• THE REQUEST
Copy everything in the listing below word for word, apart from any images.

**** RAW DATA

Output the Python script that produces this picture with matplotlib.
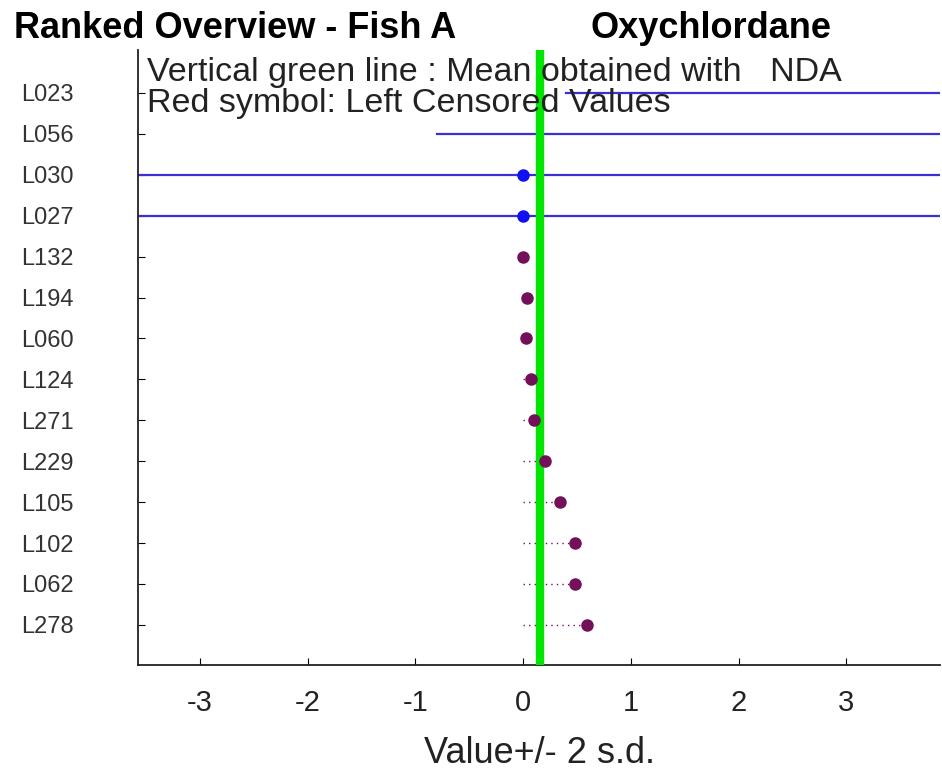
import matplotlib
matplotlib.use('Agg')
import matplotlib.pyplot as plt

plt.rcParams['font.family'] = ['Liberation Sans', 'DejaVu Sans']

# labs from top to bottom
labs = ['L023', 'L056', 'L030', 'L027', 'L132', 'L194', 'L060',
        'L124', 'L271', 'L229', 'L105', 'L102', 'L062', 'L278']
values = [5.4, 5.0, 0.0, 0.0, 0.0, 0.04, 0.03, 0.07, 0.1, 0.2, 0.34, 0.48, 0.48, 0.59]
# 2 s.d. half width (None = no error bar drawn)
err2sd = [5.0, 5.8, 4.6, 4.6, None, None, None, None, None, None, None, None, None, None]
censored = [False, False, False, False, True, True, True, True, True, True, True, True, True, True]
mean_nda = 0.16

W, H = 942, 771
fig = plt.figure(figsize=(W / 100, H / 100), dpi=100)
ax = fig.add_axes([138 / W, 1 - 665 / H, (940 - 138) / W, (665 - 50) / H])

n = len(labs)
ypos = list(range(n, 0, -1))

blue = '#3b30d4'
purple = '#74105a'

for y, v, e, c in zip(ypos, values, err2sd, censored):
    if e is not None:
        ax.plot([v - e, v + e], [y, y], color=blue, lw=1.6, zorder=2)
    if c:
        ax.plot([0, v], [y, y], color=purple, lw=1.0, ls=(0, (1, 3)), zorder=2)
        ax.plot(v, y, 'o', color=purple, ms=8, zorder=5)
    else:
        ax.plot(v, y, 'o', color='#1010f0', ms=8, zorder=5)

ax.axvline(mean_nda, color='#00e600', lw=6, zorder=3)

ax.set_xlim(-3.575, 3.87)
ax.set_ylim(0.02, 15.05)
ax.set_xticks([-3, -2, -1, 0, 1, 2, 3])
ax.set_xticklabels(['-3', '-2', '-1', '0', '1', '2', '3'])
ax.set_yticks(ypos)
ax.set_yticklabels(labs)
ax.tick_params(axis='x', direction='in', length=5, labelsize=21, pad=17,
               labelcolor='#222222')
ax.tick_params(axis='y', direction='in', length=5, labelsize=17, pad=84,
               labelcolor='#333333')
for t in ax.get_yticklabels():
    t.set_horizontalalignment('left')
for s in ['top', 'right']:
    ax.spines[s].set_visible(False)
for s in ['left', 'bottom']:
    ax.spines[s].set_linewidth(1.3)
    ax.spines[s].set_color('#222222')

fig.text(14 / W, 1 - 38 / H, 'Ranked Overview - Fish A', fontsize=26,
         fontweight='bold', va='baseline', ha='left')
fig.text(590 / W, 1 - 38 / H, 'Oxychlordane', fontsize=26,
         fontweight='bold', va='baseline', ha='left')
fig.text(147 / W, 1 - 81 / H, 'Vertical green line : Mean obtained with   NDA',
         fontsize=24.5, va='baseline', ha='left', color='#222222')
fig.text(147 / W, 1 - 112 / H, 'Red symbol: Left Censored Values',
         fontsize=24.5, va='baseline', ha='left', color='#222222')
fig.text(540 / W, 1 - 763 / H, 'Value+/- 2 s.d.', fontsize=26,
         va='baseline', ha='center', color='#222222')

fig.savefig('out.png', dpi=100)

********

• ANSWER TO THIS TASK
Output the Python script that produces this picture with matplotlib.
import matplotlib
matplotlib.use('Agg')
import matplotlib.pyplot as plt

plt.rcParams['font.family'] = ['Liberation Sans', 'DejaVu Sans']

# labs from top to bottom
labs = ['L023', 'L056', 'L030', 'L027', 'L132', 'L194', 'L060',
        'L124', 'L271', 'L229', 'L105', 'L102', 'L062', 'L278']
values = [5.4, 5.0, 0.0, 0.0, 0.0, 0.04, 0.03, 0.07, 0.1, 0.2, 0.34, 0.48, 0.48, 0.59]
# 2 s.d. half width (None = no error bar drawn)
err2sd = [5.0, 5.8, 4.6, 4.6, None, None, None, None, None, None, None, None, None, None]
censored = [False, False, False, False, True, True, True, True, True, True, True, True, True, True]
mean_nda = 0.16

W, H = 942, 771
fig = plt.figure(figsize=(W / 100, H / 100), dpi=100)
ax = fig.add_axes([138 / W, 1 - 665 / H, (940 - 138) / W, (665 - 50) / H])

n = len(labs)
ypos = list(range(n, 0, -1))

blue = '#3b30d4'
purple = '#74105a'

for y, v, e, c in zip(ypos, values, err2sd, censored):
    if e is not None:
        ax.plot([v - e, v + e], [y, y], color=blue, lw=1.6, zorder=2)
    if c:
        ax.plot([0, v], [y, y], color=purple, lw=1.0, ls=(0, (1, 3)), zorder=2)
        ax.plot(v, y, 'o', color=purple, ms=8, zorder=5)
    else:
        ax.plot(v, y, 'o', color='#1010f0', ms=8, zorder=5)

ax.axvline(mean_nda, color='#00e600', lw=6, zorder=3)

ax.set_xlim(-3.575, 3.87)
ax.set_ylim(0.02, 15.05)
ax.set_xticks([-3, -2, -1, 0, 1, 2, 3])
ax.set_xticklabels(['-3', '-2', '-1', '0', '1', '2', '3'])
ax.set_yticks(ypos)
ax.set_yticklabels(labs)
ax.tick_params(axis='x', direction='in', length=5, labelsize=21, pad=17,
               labelcolor='#222222')
ax.tick_params(axis='y', direction='in', length=5, labelsize=17, pad=84,
               labelcolor='#333333')
for t in ax.get_yticklabels():
    t.set_horizontalalignment('left')
for s in ['top', 'right']:
    ax.spines[s].set_visible(False)
for s in ['left', 'bottom']:
    ax.spines[s].set_linewidth(1.3)
    ax.spines[s].set_color('#222222')

fig.text(14 / W, 1 - 38 / H, 'Ranked Overview - Fish A', fontsize=26,
         fontweight='bold', va='baseline', ha='left')
fig.text(590 / W, 1 - 38 / H, 'Oxychlordane', fontsize=26,
         fontweight='bold', va='baseline', ha='left')
fig.text(147 / W, 1 - 81 / H, 'Vertical green line : Mean obtained with   NDA',
         fontsize=24.5, va='baseline', ha='left', color='#222222')
fig.text(147 / W, 1 - 112 / H, 'Red symbol: Left Censored Values',
         fontsize=24.5, va='baseline', ha='left', color='#222222')
fig.text(540 / W, 1 - 763 / H, 'Value+/- 2 s.d.', fontsize=26,
         va='baseline', ha='center', color='#222222')

fig.savefig('out.png', dpi=100)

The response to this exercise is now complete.